The company plans to borrow $4.5 billion, backed by its frequent flier program as collateral.

Separately, the company expects to receive about $1 billion in proceeds from a planned common stock sale of 28 million shares.

“The loyalty programs as collateral makes sense,” a trader said. “It would look really bad if airlines started selling planes.”

Fort Worth-based sector peer American Airlines’ notes also saw mixed movements.

The 5% senior notes due 2022 held level at 66 bid. The 3¾% senior notes due 2025 rose 4¼ points to close at 60 bid.

Valaris down

Oil and gas name Valaris’ issues were under pressure, market sources said.

The 5.2% senior notes due 2025 lost 2 points to close at 7 bid. The 7¾% senior notes due 2026 dropped 6¼ points to close at 6¾ bid.

On Monday morning, the London-based contract driller announced that it had elected to skip a $13.5 million interest payment on its 7 3/8% senior notes due 2025.

The nonpayment triggered a 30-day forbearance period, during which it will hold talks with bondholders as it works to grapple with its $6.5 billion debt load.

As of June 12, the company said that it had about $208 million in cash.

Oil futures boosted

As energy futures opened the week with a boost, distressed energy names joined the trend, traders said.

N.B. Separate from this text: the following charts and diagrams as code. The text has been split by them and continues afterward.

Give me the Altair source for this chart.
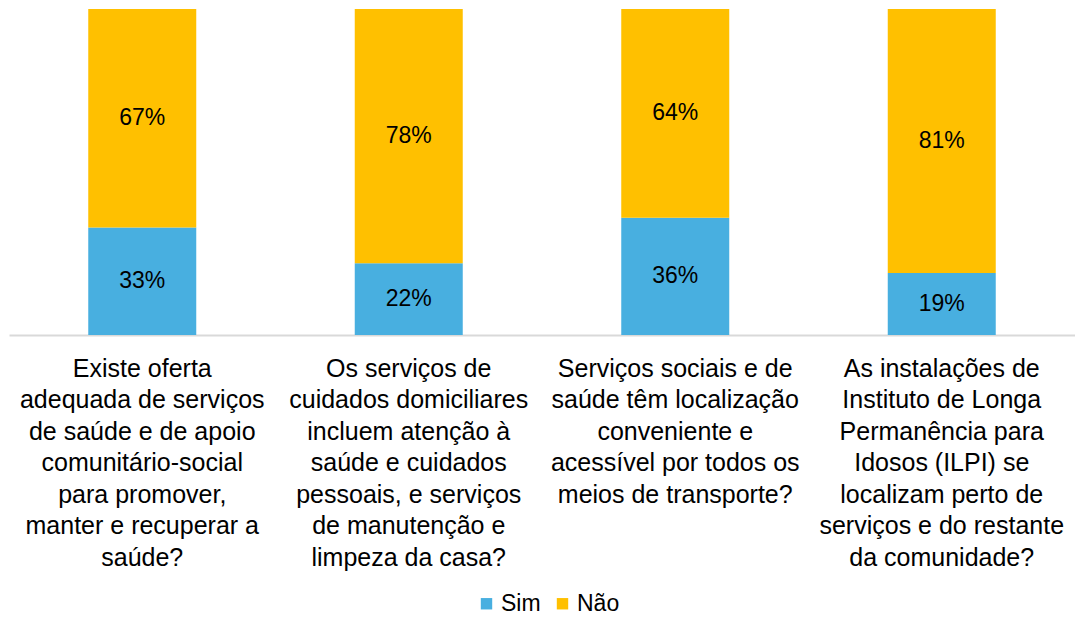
import altair as alt
import pandas as pd

categories = [
    "Existe oferta|adequada de serviços|de saúde e de apoio|comunitário-social|para promover,|manter e recuperar a|saúde?",
    "Os serviços de|cuidados domiciliares|incluem atenção à|saúde e cuidados|pessoais, e serviços|de manutenção e|limpeza da casa?",
    "Serviços sociais e de|saúde têm localização|conveniente e|acessível por todos os|meios de transporte?",
    "As instalações de|Instituto de Longa|Permanência para|Idosos (ILPI) se|localizam perto de|serviços e do restante|da comunidade?",
]
sim = [33, 22, 36, 19]
nao = [67, 78, 64, 81]
series = ["Sim", "Não"]
colors = ["#48AFE0", "#FFC000"]

rows = []
for c, s, n in zip(categories, sim, nao):
    rows.append({"cat": c, "resp": "Sim", "val": s, "ord": 0})
    rows.append({"cat": c, "resp": "Não", "val": n, "ord": 1})
df = pd.DataFrame(rows)

base = alt.Chart(df).transform_stack(
    stack="val", groupby=["cat"], as_=["y0", "y1"], sort=[alt.SortField("ord")]
).transform_calculate(mid="(datum.y0 + datum.y1) / 2", lbl="datum.val + '%'")

xenc = alt.X("cat:N", sort=categories, title=None,
             scale=alt.Scale(paddingInner=0, paddingOuter=0),
             axis=alt.Axis(labelExpr="split(datum.label, '|')", labelAngle=0,
                           labelFontSize=25, labelLineHeight=31.5, labelPadding=21,
                           labelBaseline="top", labelColor="#000000", labelFont="Liberation Sans",
                           domainColor="#D9D9D9", domainWidth=2, ticks=False, labelLimit=400))
yscale = alt.Scale(domain=[0, 100], nice=False)

bars = base.mark_bar(size=108).encode(
    x=xenc,
    y=alt.Y("y0:Q", scale=yscale, axis=None),
    y2="y1:Q",
    color=alt.Color("resp:N", scale=alt.Scale(domain=series, range=colors),
                    legend=alt.Legend(title=None, orient="none", direction="horizontal",
                                      legendX=466, legendY=583, symbolType="square",
                                      symbolSize=130, symbolStrokeWidth=0, labelFontSize=23,
                                      labelFont="Liberation Sans", labelColor="#000000",
                                      columnPadding=10, labelOffset=3)),
)

text = base.mark_text(fontSize=23, font="Liberation Sans", color="#000000").encode(
    x=alt.X("cat:N", sort=categories),
    y=alt.Y("mid:Q", scale=yscale),
    text="lbl:N",
)

chart = (bars + text).properties(
    width=1066, height=326,
    padding={"left": 1, "top": 1, "right": 0, "bottom": 0},
).configure_view(stroke=None)

chart.save("out.html", embed_options={"renderer": "svg", "actions": False})
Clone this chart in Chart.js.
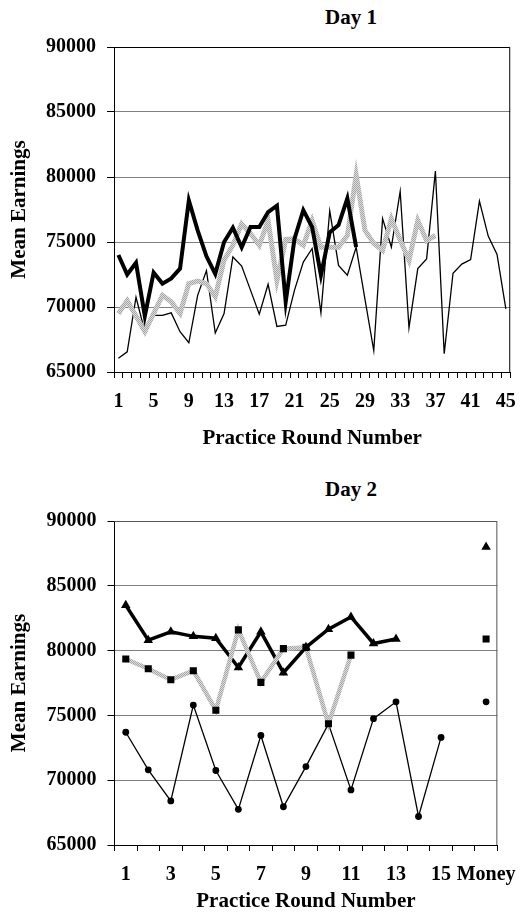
<!DOCTYPE html>
<html>
<head>
<meta charset="utf-8">
<script src="https://cdn.jsdelivr.net/npm/chart.js@4.4.1/dist/chart.umd.min.js"></script>
<style>
html,body{margin:0;padding:0;background:#fff;width:528px;height:922px;overflow:hidden;}
.wrap{position:absolute;left:0;width:528px;}
.ttl{position:absolute;font-family:"Liberation Serif","Times New Roman",serif;font-weight:bold;font-size:21px;line-height:24px;color:#000;width:200px;text-align:center;}
</style>
</head>
<body>
<div class="ttl" style="left:251px;top:5px;">Day 1</div>
<div class="ttl" style="left:251px;top:477px;">Day 2</div>
<div class="wrap" style="top:0;height:460px;"><canvas id="c1" width="528" height="460"></canvas></div>
<div class="wrap" style="top:460px;height:462px;"><canvas id="c2" width="528" height="462"></canvas></div>
<script>
// ---------- Day 1 ----------
const day1Rounds = ["1","2","3","4","5","6","7","8","9","10","11","12","13","14","15","16","17","18","19","20","21","22","23","24","25","26","27","28","29","30","31","32","33","34","35","36","37","38","39","40","41","42","43","44","45"];
const day1Thick = [74000,72500,73400,69300,72650,71800,72200,72950,78200,75900,73900,72550,75000,76100,74600,76150,76150,77300,77800,70400,75250,77450,76150,72450,75750,76300,78350,74600];
const day1Gray = [69500,70500,69300,68100,69500,70900,70400,69500,71800,72000,71800,70800,73600,74750,76400,75650,74750,76650,72050,75200,75250,74750,76650,74600,74600,74600,75500,80150,75900,74900,74350,76800,75150,73600,76650,75100,75500];
const day1Thin = [66050,66550,70750,68100,69350,69350,69550,68100,67250,70900,72800,68000,69500,73850,73150,71300,69450,71750,68500,68600,71300,73450,74500,69550,77400,73200,72450,74600,70600,66650,76800,74600,78900,68400,72950,73700,80450,66400,72600,73300,73650,78150,75450,74050,69850];

// ---------- Day 2 ----------
const day2Rounds = ["1","2","3","4","5","6","7","8","9","10","11","12","13","14","15","16","Money"];
const day2Triangles = [83500,80800,81450,81100,80950,78700,81450,78300,80250,81650,82600,80550,80900,null,null,null,88000];
const day2Squares = [79350,78600,77750,78450,75400,81600,77550,80150,80250,74350,79650,null,null,null,null,null,80900];
const day2Circles = [73700,70800,68400,75800,70750,67750,73450,67950,71050,74350,69250,74750,76050,67200,73300,null,76050];

const yTicks = {min:65000, max:90000, step:5000};
const yTitle = "Mean Earnings";
const xTitle = "Practice Round Number";

const FF = '"Liberation Serif","Times New Roman",serif';

function grayPattern(){
  const c = document.createElement('canvas');
  c.width = 2; c.height = 2;
  const g = c.getContext('2d');
  g.fillStyle = '#dcdcdc'; g.fillRect(0,0,2,2);
  g.fillStyle = '#a6a6a6'; g.fillRect(0,0,1,1); g.fillRect(1,1,1,1);
  return g.createPattern(c,'repeat');
}

function frame(color){
  return {
    id:'frame',
    afterDatasetsDraw(chart){
      const a = chart.chartArea, ctx = chart.ctx;
      ctx.save();
      ctx.strokeStyle = color; ctx.lineWidth = 1;
      ctx.beginPath();
      ctx.moveTo(a.left, a.top+0.5); ctx.lineTo(a.right-0.5, a.top+0.5); ctx.lineTo(a.right-0.5, a.bottom);
      ctx.stroke();
      ctx.restore();
    }
  };
}

function yScale(width){
  return {
    type:'linear', min:yTicks.min, max:yTicks.max,
    afterFit(s){ s.width = width; },
    ticks:{stepSize:yTicks.step, padding:11, color:'#000', font:{family:FF,size:20,weight:'bold'}, callback:v=>String(v)},
    grid:{color:'#808080', lineWidth:1, tickColor:'#000', tickLength:7},
    border:{color:'#000', width:1},
    title:{display:true, text:yTitle, color:'#000', font:{family:FF,size:21,weight:'bold',lineHeight:1.2}, padding:{top:7,bottom:0}}
  };
}

function xScale(height, every, titlePad){
  return {
    type:'category', offset:true,
    afterFit(s){ s.height = height; },
    ticks:{autoSkip:false, maxRotation:0, minRotation:0, padding:12, color:'#000', font:{family:FF,size:20,weight:'bold'},
      callback:function(v,i){ return i % every === 0 ? this.getLabelForValue(v) : ''; }},
    grid:{offset:true, drawOnChartArea:false, drawTicks:true, tickLength:6, tickColor:'#000'},
    border:{color:'#000', width:1},
    title:{display:true, text:xTitle, color:'#000', font:{family:FF,size:21,weight:'bold',lineHeight:1.2}, padding:{top:0,bottom:titlePad}}
  };
}

const pat = grayPattern();

new Chart(document.getElementById('c1'), {
  type:'line',
  data:{
    labels:day1Rounds,
    datasets:[
      {data:day1Thick, borderColor:'#000', borderWidth:4, pointRadius:0, tension:0},
      {data:day1Gray, borderColor:pat, borderWidth:5, pointRadius:0, tension:0},
      {data:day1Thin, borderColor:'#000', borderWidth:1.3, pointRadius:0, tension:0}
    ]
  },
  options:{
    responsive:false, animation:false, events:[],
    layout:{padding:{top:47,right:14,bottom:0,left:0}},
    plugins:{legend:{display:false}, title:{display:false}, tooltip:{enabled:false}},
    scales:{x:xScale(88,4,9), y:yScale(114)}
  },
  plugins:[frame('#000')]
});

new Chart(document.getElementById('c2'), {
  type:'line',
  data:{
    labels:day2Rounds,
    datasets:[
      {data:day2Squares, borderColor:pat, borderWidth:4.5, pointStyle:'rect', pointRadius:5, pointBackgroundColor:'#000', pointBorderColor:'#000', pointBorderWidth:0, tension:0, spanGaps:false},
      {data:day2Triangles, borderColor:'#000', borderWidth:3.5, pointStyle:'triangle', pointRadius:5.5, pointBackgroundColor:'#000', pointBorderColor:'#000', pointBorderWidth:0, tension:0, spanGaps:false},
      {data:day2Circles, borderColor:'#000', borderWidth:1.3, pointStyle:'circle', pointRadius:3.4, pointBackgroundColor:'#000', pointBorderColor:'#000', pointBorderWidth:0, tension:0, spanGaps:false}
    ]
  },
  options:{
    responsive:false, animation:false, events:[],
    layout:{padding:{top:61,right:16,bottom:0,left:0}},
    plugins:{legend:{display:false}, title:{display:false}, tooltip:{enabled:false}},
    scales:{x:xScale(77,2,8), y:yScale(114.5)}
  },
  plugins:[frame('#555')]
});
</script>
</body>
</html>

West Texas Intermediate crude oil futures for July delivery gained 86 cents to close the day at $37.12 per barrel.

North Sea Brent crude oil futures for August delivery finished at $39.72 per barrel after a 99 cent bump.

Houston-based independent oil and gas producer Occidental Petroleum’s paper followed futures upward.

The 2.9% senior notes due 2024 pushed up 2 points to close at 85½ bid. The 2.7% senior paper due 2022 grabbed 2¼ points to close at 93¼ bid.

Denver-based producer Whiting Petroleum’s notes also tracked higher.

The 6¼% senior notes due 2023 picked up 1¼ points to close at 18 bid. The 6 5/8% senior notes due 2026 gained ½ point to close at 16½ bid.

Antero Resources, another Denver-based producer, saw its issues slide under pressure.

The 5 5/8% senior notes due 2023 slipped ½ point to close at 63 bid.

Party City active

Elsewhere, in the retail sector, Party City’s paper differed in direction, market sources said.

The 6 1/8% senior notes due 2023 closed level at 20 bid. The 6 5/8% senior paper due 2026 gained 1¾ points to close at 20 bid.

On Friday, the Elmsford, N.Y.-based party supplies name released its earnings report for the first quarter.

The company reported a loss per share of 28 cents and revenues of $414 million, both falling short of analyst expectations.

Like many others in the retail space, the company has seen increased pressure as the pandemic forced it to temporarily shutter retail locations.

Last month, a transaction support agreement was struck to exchange senior notes and reduce its balance sheet by about $450 million.